Easter 7 (May 24, 2009)
Common Lectionary Readings:
Acts 1:15-17, 21-26; Ps. 1, I John 5:9-13; John 17:6-19
On Friday evening, we visited the Citadel – ancient Roman ruins in Amman.
Fortunately, the Mennonite scholars from Canada and the United States did receive visas and the conference will move ahead. This will be the fourth in a series of conversations between Mennonite and Muslim scholars about topics of mutual concern. This year’s topic is how our respective faith traditions understand justice and peace.
In the region this week, new Israeli Prime Minister Benjamin Netanyahu returned from talks in Washington with U.S. President Barak Obama and declared that he is ready for peace talks with Palestinians. But Netanyahu still refused to talk about the possibility of a Palestinian state and declared that Jerusalem will remain Israel’s undivided capital. Palestinians want Jerusalem to also be the capital of a future Palestinian state.
This week’s Common Lectionary readings are about choices.
In the reading from Acts, the 11 Apostles choose a successor to Judas, who betrayed Jesus. They look for someone who can “become a witness with us to Jesus’ resurrection” (Acts 1:22). After selecting two suitable candidates, the Apostles cast lots, leaving the ultimate outcome to God (v.26).
The psalmist describes the differences between those who choose the path of righteousness and the path of wickedness. The righteous – who delight in God’s law and meditate on it day and night – are “like trees planted by streams of water, which yield their fruit in its season” (Ps. 1:3) On the other hand, the wicked are “like chaff that the wind drives away” (v.4). While the way of the righteous will prosper (v.3) the way of the wicked will perish (v.6).
In the Epistle reading, John describes the choice we make whether or not to believe God’s testimony. Using courtroom imagery, John says that God has testified to Jesus as the one who is authentic, true and real – the one who gives us life (I John 5:9,12). We are the jury. Those who believe God’s testimony have life. Those who do not believe God’s testimony do not have life and make God out to be a liar.
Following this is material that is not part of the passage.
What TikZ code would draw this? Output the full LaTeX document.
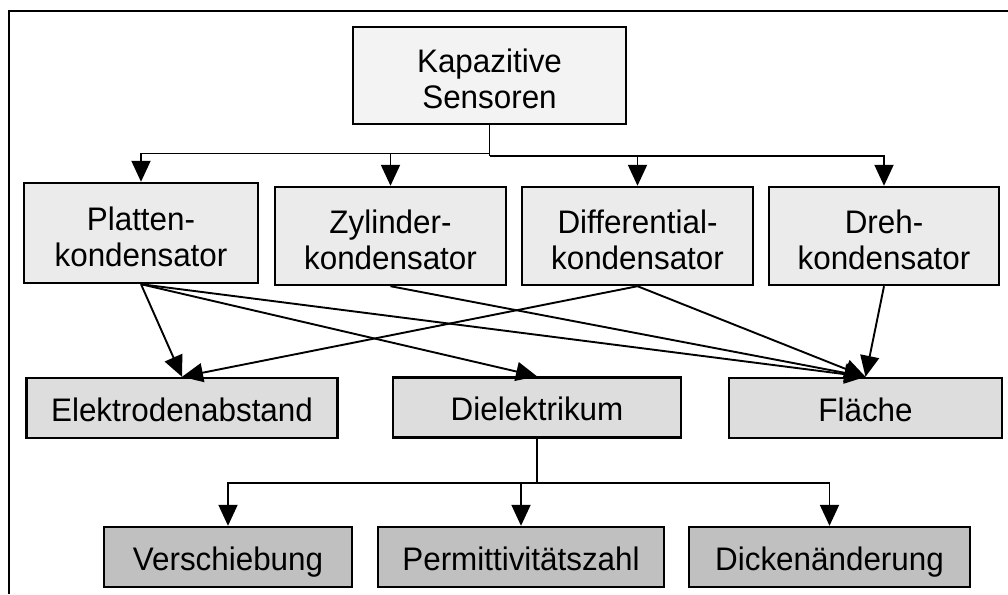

In the Gospel reading, John records Jesus’ prayer for his followers. While Jesus is facing imminent death, he chooses to focus on his disciples, asking God to protect them from the evil one (John 17:11b, 15), to make them one in spirit (v. 11c) and to set them apart in the truth (v. 17).
Our choices, small and large, often have long-term consequences that determine whether our lives are like rooted trees that bear fruit in season or like chaff scattered by the wind.